Even though there’s a lot of rational calculation going on in investments (i.e. poring over optimistic cashflow forecasts and unbelievable hockeystick graphs), more or less all of this is post-rationalization. In the end, angels either like & trust the person pitching to them within 30 seconds or not at all. It’s rare (I believe) that they talk themselves into a deal with someone they don’t immediately ‘get’: as a rule, it’s 100x easier to talk yourself out of something than to talk yourself into it.
Timing is also a key issue here: companies on the way down normally have a timetable of impending doom – they have bills they can’t pay, orders they can’t fulfil, export markets they can’t service, etc. Their dynamic is often that of a succession of short-term ‘wolves at the door’, no matter what their abilities and customer relationships are: they need equity investment by a certain date or the door shuts (on wolves and customers alike). These are relatively easy to value, and easy to negotiate a good deal with: the gun to the head helps a lot.
Compare this with investing in companies on the way up: what makes this such a hard sell is that it relies on positive market sentiment, trust, credibility, positive social capital, financial optimism… in short, all the things that society is in such short supply of these days. At the same time, most business books you’ll see treat the challenges young companies face as if they were purely technical engineering puzzles: yet for the most part these are actually social challenges masquerading as high tech problems, e.g. ‘route to market’ is about social collaboration, ‘product/market fit’ is about social negotiation, ‘pitch optimization’ is about credibility and excitement, etc. In the end, the entire startup issue reduces to this: have you got what it takes to start a social revolution?
I think this explains a great deal of why UK entrepreneurs with win-win pitches have such a hard time: angels (and indeed most entrepreneurs, truth be told) have been conditioned to believe that the startup world is all about technical challenges, when it’s much more about social challenges. Both groups are ill-equipped for tackling such mountains, and the tools they have for communicating with each other – pitch decks, business plans, cashflow forecasts – fixate on arguably the wrong aspects entirely.
I firmly believe that very few angel investors have sufficient faith in hopefulness to put money behind it: what actually drives the hand to write the cheque is fear of missing out on a big opportunity. People often talk about ‘first to scale’, but the real deal is not so much ramping up the scale of production, but ramping up the scale of opportunity. That is, at a certain point in a proper startup’s growth curve, its scale of social opportunity leaps off the graph, way ahead of the J-curve of its financial execution. It’s hard to define precisely when that is: but that’s the point when angels have only a few months (or indeed weeks) to get in before it’s too late, before the boat sails without them.
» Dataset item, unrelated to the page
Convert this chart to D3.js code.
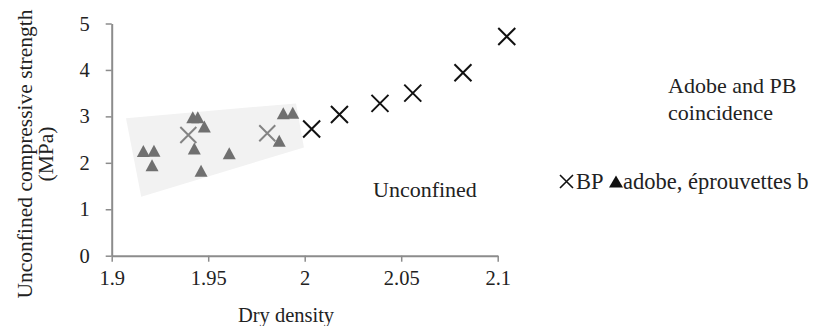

So, it’s fear of missing that boat that drives angels to invest, not hope of catching some mythical future curve.
Compare the two types of investment: whereas stabilizing a failing company is largely a technical finance challenge, building and growing a new company is a social challenge – angels look at the two side-by-side, and routinely put their money into the former category because (frankly) it’s easier to quantify. Yet basically all the presentational tools that win-win startups use are aimed at solving technical finance challenges, not social challenges: it’s no wonder they so often bite on stone, achieving nothing, going nowhere slowly.
Bearing all this in mind, I’d say that the ‘2011’ way to pitch win-win propositions to angels isn’t with a sharp suit and a carefully rehearsed slide deck, however much of a presentation buzz you can build up. Rather, you need to sit down in front of them with one or two customers and field questions about what you’re doing, open up a dialogue. Simply put, you’re trying to start a social revolution: so why not show angels how you’re going to achieve it?